Rupert Murdoch's 21st Century Fox on Tuesday proposed selling rolling TV channel Sky News to Disney in order to finally seal control of pan-European satellite broadcaster Sky. Fox, which for a long time has sought to buy the 61 percent of British pay TV giant Sky that it does not already own, has also offered to ring-fence the 24-hour news channel instead, it said in a statement, as it looks to allay concerns over Murdoch's increasing media influence. Britain's Competition and Markets Authority (CMA) regulator provisionally ruled earlier this year that Murdoch's planned takeover was not in the public interest and that a deal would hand him too much power in swaying public opinion.
"We believe that the enhanced firewall remedies we proposed to safeguard the editorial independence of Sky News addressed comprehensively and constructively the CMA's provisional concerns," Fox said in a statement on Tuesday.
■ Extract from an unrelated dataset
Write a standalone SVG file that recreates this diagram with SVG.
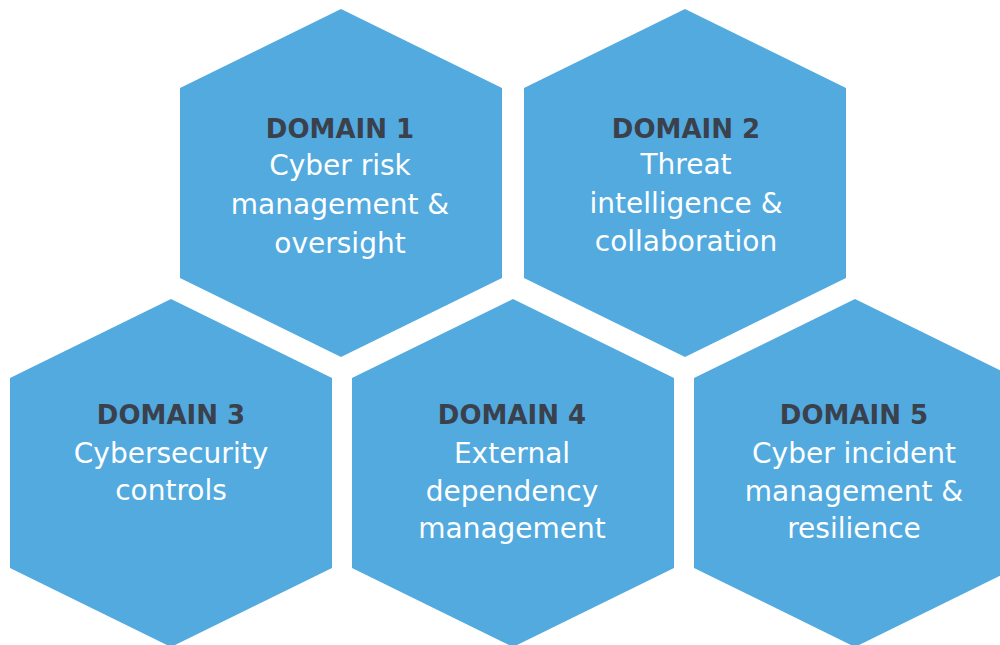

New York-listed entertainment titan Fox has already bid 11.4 billion pounds ($16 billion) for the 61-percent of Sky it does not already own, but concerns linger in Britain over the strengthening influence of Australian-born U.S. tycoon Murdoch. At the same time, however, Disney announced last December that it would buy Fox for $52.4 billion.
Fox said on Tuesday that Disney would in any case purchase Sky News even if it did not buy Murdoch's group.
"21st Century Fox (21CF) proposed new ring-fencing remedies which would effect the legal separation between Sky News and the rest of Sky, establishing Sky News as a distinct company within the Sky Group, with its own fully independent board and under the management control of the head of Sky News," it said.
"Under this proposal, Sky News would operate entirely independently with guaranteed funding by 21CF for 15 years."
It added: "Alternatively, The Walt Disney Company has expressed an interest in acquiring Sky News, with a view to adding it to Disney's existing portfolio of television channels, whether or not Disney's proposed acquisition of 21CF proceeds."
The CMA had also said in January that its media plurality concerns would fall away on completion of Disney's Fox takeover. London-listed Sky said on Tuesday that both of the Fox proposals would "comprehensively address any plurality concerns."
The CMA, which published the Fox concessions in full on Tuesday, is conducting a review and will submit a final report to the British government on May 1. Britain's Culture Secretary Matt Hancock will then issue his verdict. Fox is meanwhile ramping up its Sky takeover efforts after U.S. cable giant Comcast offered more than 22 billion pounds for the entire group in February. The Fox bid, pitched at 10.75 pounds per Sky share, is significantly lower than the Comcast offer of 12.50 pounds.